À la lumière des événements récents, ces déclarations font froid dans le dos. Le mois dernier, le président de l’état-major interarmées des États-Unis, Charles Q. Brown, a déclaré au New York Times que l’alliance militaire de l’OTAN enverrait «à terme» un nombre important de soldats de l’OTAN en service actif en Ukraine.
Cette déclaration a été suivie de l’annonce par le président français Emmanuel Macron qu’il cherchait à former une «coalition» de membres de l’OTAN pour envoyer des troupes en Ukraine, et de la décision des États-Unis d’autoriser l’Ukraine à utiliser les armes de l’OTAN pour frapper à l’intérieur de la Russie.
Les implications des remarques de Stoltenberg sont donc que, tout comme lors de la Première et de la Seconde Guerre mondiale, lorsque les présidents démocrates américains ont envoyé des centaines de milliers de soldats américains combattre en Europe, un scénario similaire est à nos portes.
Mais à la différence des deux précédentes guerres mondiales, une guerre totale en Europe contre la Russie et en Asie contre la Chine serait menée contre des pays qui disposent eux-mêmes d’arsenaux nucléaires importants.
Dans ce contexte, le gouvernement Biden et l’OTAN montrent clairement qu’ils sont prêts à tout pour atteindre leurs objectifs. Dans ses remarques, Stoltenberg n’a pas mâché ses mots à propos des objectifs américains dans la guerre en Ukraine:
Faire en sorte que l’Ukraine l’emporte [...] sert les intérêts de sécurité des États-Unis. En consacrant une petite partie de leur budget de défense, les États-Unis aident l’Ukraine à détruire une part importante des capacités de combat offensives de la Russie, sans mettre en danger un seul soldat américain.

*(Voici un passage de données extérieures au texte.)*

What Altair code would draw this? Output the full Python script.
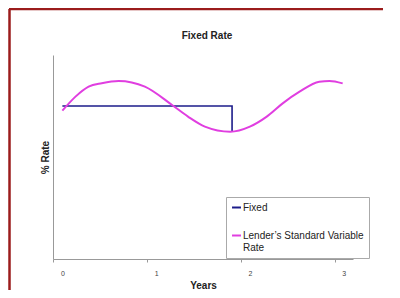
import altair as alt
import pandas as pd

# Data
var_years = [0.00, 0.14, 0.28, 0.42, 0.60, 0.88, 1.17, 1.34, 1.52, 1.79, 2.00, 2.18, 2.35, 2.53, 2.74, 2.85, 2.99]
var_rates = [7.27, 7.96, 8.45, 8.62, 8.73, 8.45, 7.55, 6.98, 6.49, 6.24, 6.49, 6.98, 7.63, 8.20, 8.69, 8.73, 8.61]
fixed_years = [0.0, 1.81, 1.81]
fixed_rates = [7.5, 7.5, 6.24]
series_names = ["Fixed", "Lender's Standard Variable Rate"]
series_colors = ["#1c1c8a", "#e03ee0"]
x_ticks = [0, 1, 2, 3]

fixed_df = pd.DataFrame({
    "series": series_names[0],
    "year": fixed_years,
    "rate": fixed_rates,
    "order": list(range(len(fixed_years))),
})
var_df = pd.DataFrame({
    "series": series_names[1],
    "year": var_years,
    "rate": var_rates,
    "order": list(range(len(var_years))),
})

FONT = "Liberation Sans"

x_enc = alt.X(
    "year:Q",
    scale=alt.Scale(domain=[-0.1, 3.1], nice=False, zero=False),
    axis=alt.Axis(
        values=x_ticks, format="d", title="Years", grid=False,
        labelFontSize=7, labelColor="#444444", labelFont=FONT,
        tickOffset=-9, labelOffset=9, tickSize=3, tickColor="#999999",
        domainColor="#999999", labelPadding=7,
        titleFontSize=10, titleFontWeight="bold", titleFont=FONT,
        titleColor="#222222", titlePadding=4,
    ),
)
y_enc = alt.Y(
    "rate:Q",
    scale=alt.Scale(domain=[0, 10], nice=False),
    axis=alt.Axis(
        labels=False, ticks=False, grid=False, title="% Rate",
        domainColor="#999999", titleFontSize=10, titleFontWeight="bold",
        titleFont=FONT, titleColor="#222222", titlePadding=3,
    ),
)
color_enc = alt.Color(
    "series:N",
    scale=alt.Scale(domain=series_names, range=series_colors),
    legend=alt.Legend(
        orient="none", legendX=173, legendY=142, title=None,
        strokeColor="#aaaaaa", fillColor="white", padding=5,
        labelFontSize=10, labelFont=FONT, labelColor="#222222",
        symbolType="stroke", symbolSize=80, symbolStrokeWidth=2,
        labelOffset=1, rowPadding=17, labelLimit=300,
        labelExpr="datum.label == 'Fixed' ? 'Fixed' : ['Lender\u2019s Standard Variable', 'Rate']",
    ),
)

fixed_line = alt.Chart(fixed_df).mark_line(strokeWidth=1.6).encode(
    x=x_enc, y=y_enc, color=color_enc, order="order:Q"
)
var_line = alt.Chart(var_df).mark_line(strokeWidth=2, interpolate="monotone").encode(
    x=x_enc, y=y_enc, color=color_enc, order="order:Q"
)

frame_df = pd.DataFrame({"k": [0]})
frame_top = alt.Chart(frame_df).mark_rule(color="#9b1c1c", strokeWidth=2.5).encode(
    x=alt.value(-44), x2=alt.value(400), y=alt.value(-46)
)
frame_left = alt.Chart(frame_df).mark_rule(color="#9b1c1c", strokeWidth=2.5).encode(
    x=alt.value(-43.5), y=alt.value(-46), y2=alt.value(300)
)

chart = alt.layer(frame_top, frame_left, fixed_line, var_line).properties(
    width=300, height=204,
    title=alt.TitleParams("Fixed Rate", fontSize=10, fontWeight="bold", font=FONT,
                          color="#222222", offset=-33, dx=4),
    autosize=alt.AutoSizeParams(type="none"),
    padding={"left": 45, "top": 47, "right": 30, "bottom": 31},
).configure(
    background="white",
    view=alt.ViewConfig(stroke=None),
    style={"guide-label": {"lineHeight": 12.5}},
)

chart.save("out.html", embed_options={"renderer": "svg", "actions": False})
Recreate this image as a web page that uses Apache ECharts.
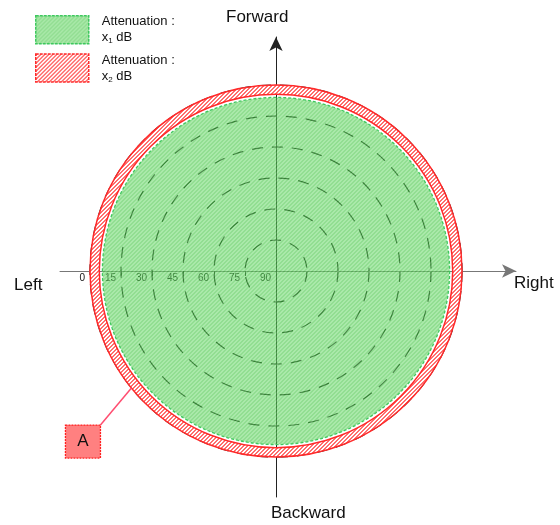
<!DOCTYPE html>
<html><head><meta charset="utf-8">
<script src="https://cdn.jsdelivr.net/npm/echarts@6/dist/echarts.min.js"></script>
<style>html,body{margin:0;padding:0;background:#fff}#c{width:560px;height:525px}</style>
</head><body><div id="c"></div>
<script>
// ---- data ----
const radiusTicks = [0, 15, 30, 45, 60, 75, 90];        // elevation tick labels (outer -> centre)
const seriesNames = ['x1', 'x2'];
const x1Region = [[6, 0]];          // green region: elevation >= 6 deg (to zenith)
const x2Region = [[0, 0, 4.5]];     // red band: elevation 0 .. 4.5 deg
const directionLabels = { forward: 'Forward', backward: 'Backward', left: 'Left', right: 'Right' };
const legendLines = { x1: ['Attenuation :', 'x', '1', ' dB'], x2: ['Attenuation :', 'x', '2', ' dB'] };
const annotationText = 'A';
const annotationPoint = [0, 321];   // [elevation, azimuth] the callout points at

// ---- hatch patterns ----
function hatch(bg, fg, size, width) {
  const c = document.createElement('canvas');
  c.width = c.height = size;
  const g = c.getContext('2d');
  const img = g.createImageData(size, size);
  for (let y = 0; y < size; y++) for (let x = 0; x < size; x++) {
    const col = ((x + y) % size) < width ? fg : bg;
    const i = (y * size + x) * 4;
    img.data[i] = col[0]; img.data[i + 1] = col[1]; img.data[i + 2] = col[2]; img.data[i + 3] = col[3];
  }
  g.putImageData(img, 0, 0);
  return { image: c, repeat: 'repeat' };
}
const greenPat = hatch([75, 200, 75, 155], [115, 218, 115, 155], 4, 2);
const redPat = hatch([255, 255, 255, 255], [255, 110, 110, 255], 4, 2);

const FONT = 'Liberation Sans, Arial, sans-serif';
const chart = echarts.init(document.getElementById('c'));

function legendFmt(name) {
  const l = legendLines[name];
  return '{t|' + l[0] + '}\n{t|' + l[1] + '}{s|' + l[2] + '}{t|' + l[3] + '}';
}

chart.setOption({
  animation: false,
  backgroundColor: '#fff',
  grid: { left: 60, right: 44, top: 37, bottom: 28 },
  xAxis: {
    type: 'value', min: -216, max: 240,
    axisLine: { lineStyle: { color: '#777', width: 1 }, symbol: ['none', 'arrow'], symbolSize: [10, 14] },
    axisLabel: { show: false }, axisTick: { show: false }, splitLine: { show: false }
  },
  yAxis: {
    type: 'value', min: -226, max: 234,
    axisLine: { lineStyle: { color: '#222', width: 1 }, symbol: ['none', 'arrow'], symbolSize: [10, 14] },
    axisLabel: { show: false }, axisTick: { show: false }, splitLine: { show: false }
  },
  polar: { center: [276, 271], radius: 186 },
  angleAxis: {
    type: 'value', min: 0, max: 360, startAngle: 180,
    axisLine: { show: false }, axisLabel: { show: false }, axisTick: { show: false }, splitLine: { show: false }
  },
  radiusAxis: {
    type: 'value', min: radiusTicks[0], max: radiusTicks[radiusTicks.length - 1],
    interval: radiusTicks[1] - radiusTicks[0], inverse: true,
    axisLine: { show: false },
    axisTick: { show: true, length: 5, inside: true, lineStyle: { color: '#222' } },
    axisLabel: { fontSize: 10, color: '#111', fontFamily: FONT, margin: 2, align: 'right', padding: [0, 5, 0, 0] },
    splitLine: { show: true, lineStyle: { color: '#111', width: 1.2, type: [11, 9] } }
  },
  legend: {
    orient: 'vertical', left: 30, top: 10, itemWidth: 53, itemHeight: 28, itemGap: 8,
    icon: 'rect', selectedMode: false,
    formatter: legendFmt,
    textStyle: {
      padding: [0, 0, 0, 8],
      rich: {
        t: { fontSize: 13, color: '#111', fontFamily: FONT, lineHeight: 16 },
        s: { fontSize: 8, color: '#111', fontFamily: FONT, lineHeight: 16, padding: [7, 0, 0, 0] }
      }
    },
    data: [
      { name: 'x1', itemStyle: { color: greenPat, borderColor: '#3ec85e', borderWidth: 1.5, borderType: [3, 1] } },
      { name: 'x2', itemStyle: { color: redPat, borderColor: '#ff2a2a', borderWidth: 1.5, borderType: [3, 1] } }
    ]
  },
  series: [
    {
      name: seriesNames[1], type: 'custom', coordinateSystem: 'polar', z: 3,
      itemStyle: { color: redPat, borderColor: '#ff2a2a' },
      data: x2Region,
      renderItem: function (params, api) {
        const cs = params.coordSys;
        const p0 = api.coord([api.value(0), 0]);
        const p1 = api.coord([api.value(2), 0]);
        const r = Math.hypot(p0[0] - cs.cx, p0[1] - cs.cy);
        const r0 = Math.hypot(p1[0] - cs.cx, p1[1] - cs.cy);
        return { type: 'ring', shape: { cx: cs.cx, cy: cs.cy, r: r, r0: r0 },
          style: { fill: redPat, stroke: '#ff2a2a', lineWidth: 1.5 } };
      }
    },
    {
      name: seriesNames[0], type: 'custom', coordinateSystem: 'polar', z: 4,
      itemStyle: { color: greenPat, borderColor: '#3ec85e' },
      data: x1Region,
      renderItem: function (params, api) {
        const cs = params.coordSys;
        const p = api.coord([api.value(0), 0]);
        const r = Math.hypot(p[0] - cs.cx, p[1] - cs.cy);
        return { type: 'circle', shape: { cx: cs.cx, cy: cs.cy, r: r },
          style: { fill: greenPat, stroke: '#3ec85e', lineWidth: 1.3, lineDash: [3, 2] } };
      }
    }
  ]
});

// direction labels and callout
const anchor = chart.convertToPixel({ polarIndex: 0 }, annotationPoint);
const boxW = 35, boxH = 33;
const boxX = anchor[0] - 31 - boxW, boxY = anchor[1] + 37;
chart.setOption({
  graphic: [
    { type: 'text', left: 226, top: 9, style: { text: directionLabels.forward, font: '17px ' + FONT, fill: '#111' } },
    { type: 'text', left: 271, top: 505, style: { text: directionLabels.backward, font: '17px ' + FONT, fill: '#111' } },
    { type: 'text', left: 14, top: 277, style: { text: directionLabels.left, font: '17px ' + FONT, fill: '#111' } },
    { type: 'text', left: 514, top: 275, style: { text: directionLabels.right, font: '17px ' + FONT, fill: '#111' } },
    { type: 'line', z: 10, shape: { x1: anchor[0], y1: anchor[1], x2: boxX + boxW, y2: boxY },
      style: { stroke: '#ff4d70', lineWidth: 1.5 } },
    { type: 'rect', z: 10, shape: { x: boxX, y: boxY, width: boxW, height: boxH },
      style: { fill: '#ff8080', stroke: '#ff2020', lineWidth: 1.3, lineDash: [2, 1] } },
    { type: 'text', z: 11, x: boxX + boxW / 2, y: boxY + boxH / 2,
      style: { text: annotationText, font: '17px ' + FONT, fill: '#111', align: 'center', verticalAlign: 'middle' } }
  ]
});
</script></body></html>
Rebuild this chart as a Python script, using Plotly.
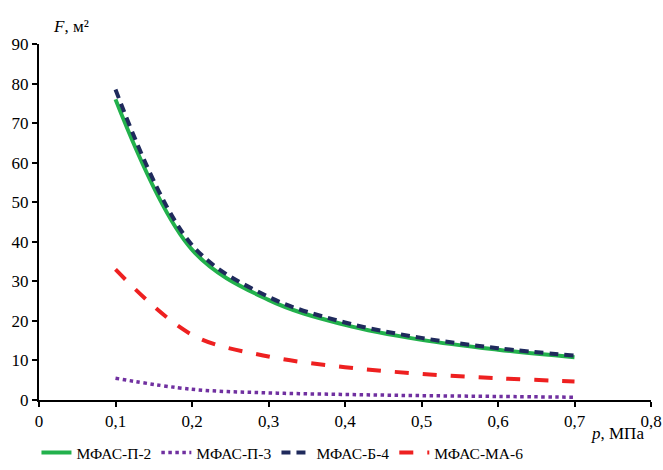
import plotly.graph_objects as go

p = [0.1, 0.2, 0.3, 0.4, 0.5, 0.6, 0.7]
f_p2 = [76.0, 38.0, 25.3, 19.0, 15.2, 12.7, 10.8]
f_p3 = [5.5, 2.7, 1.8, 1.4, 1.1, 0.9, 0.7]
f_b4 = [78.5, 39.2, 26.1, 19.6, 15.7, 13.1, 11.2]
f_ma6 = [33.0, 16.5, 11.0, 8.3, 6.6, 5.5, 4.7]

x_ticks = [0, 0.1, 0.2, 0.3, 0.4, 0.5, 0.6, 0.7, 0.8]
x_ticktext = ["0", "0,1", "0,2", "0,3", "0,4", "0,5", "0,6", "0,7", "0,8"]
y_ticks = [0, 10, 20, 30, 40, 50, 60, 70, 80, 90]

font = "Liberation Serif"

fig = go.Figure()
fig.add_trace(go.Scatter(x=p, y=f_p2, mode="lines", name="МФАС-П-2",
                         line=dict(color="#22b14c", width=4, shape="spline")))
fig.add_trace(go.Scatter(x=p, y=f_p3, mode="lines", name="МФАС-П-3",
                         line=dict(color="#7030a0", width=3.5, dash="dot", shape="spline")))
fig.add_trace(go.Scatter(x=p, y=f_b4, mode="lines", name="МФАС-Б-4",
                         line=dict(color="#1f2a5c", width=4, dash="9px,6px", shape="spline")))
fig.add_trace(go.Scatter(x=p, y=f_ma6, mode="lines", name="МФАС-МА-6",
                         line=dict(color="#ee2020", width=4, dash="14px,14px", shape="spline")))

fig.update_layout(
    template="none",
    width=663, height=470,
    margin=dict(l=39, r=12, t=44, b=70, autoexpand=False),
    paper_bgcolor="white", plot_bgcolor="white",
    font=dict(family=font, size=17, color="black"),
    showlegend=True,
    legend=dict(orientation="h", x=0.055, xanchor="left", xref="container",
                y=-0.02, yref="container", yanchor="bottom",
                font=dict(family=font, size=15.5, color="black"), itemwidth=30, tracegroupgap=0),
    xaxis=dict(range=[0, 0.8], tickvals=x_ticks, ticktext=x_ticktext, automargin=False,
               showline=True, linecolor="black", linewidth=2, ticks="outside",
               tickcolor="black", tickwidth=2, ticklen=5, showgrid=False, zeroline=False,
               tickfont=dict(family=font, size=17, color="black")),
    yaxis=dict(range=[0, 90], tickvals=y_ticks, automargin=False,
               showline=True, linecolor="black", linewidth=2, ticks="outside",
               tickcolor="black", tickwidth=2, ticklen=5, showgrid=False, zeroline=False,
               tickfont=dict(family=font, size=17, color="black")),
    annotations=[
        dict(text="<i>F</i>, м²", xref="paper", yref="paper", x=0.0, y=1.0,
             xanchor="left", yanchor="bottom", yshift=6, xshift=12, showarrow=False,
             font=dict(family=font, size=17, color="black")),
        dict(text="<i>p</i>, МПа", xref="x", yref="paper", x=0.756, y=0,
             xanchor="center", yanchor="top", yshift=-22, showarrow=False,
             font=dict(family=font, size=17, color="black")),
    ],
)

fig.write_html("out.html", config={"displayModeBar": False},
               post_script="document.body.style.margin='0';")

Cette tactique a toutefois échoué. L’Ukraine a été saignée à blanc et l’OTAN a, pour reprendre les termes du sénateur Lindsey Graham, combattu la Russie «jusqu’au dernier Ukrainien». Aujourd’hui, avec l’avancée des forces russes sur le front, empêcher l’effondrement de l’effort impérialiste d’une décennie visant à faire de l’Ukraine un bastion contre la Russie nécessite une escalade spectaculaire de l’implication directe des États-Unis et de l’OTAN dans le conflit.
En évoquant la perspective d’une implication directe des États-Unis et de l’OTAN dans la guerre, ainsi que la menace implicite d’utiliser des armes nucléaires pour atteindre les objectifs des États-Unis, le gouvernement Biden montre clairement qu’il n’y a pas de limites au nombre de vies – qu’elles soient ukrainiennes ou russes, européennes ou américaines – que l’impérialisme est prêt à sacrifier pour atteindre ses objectifs de domination mondiale.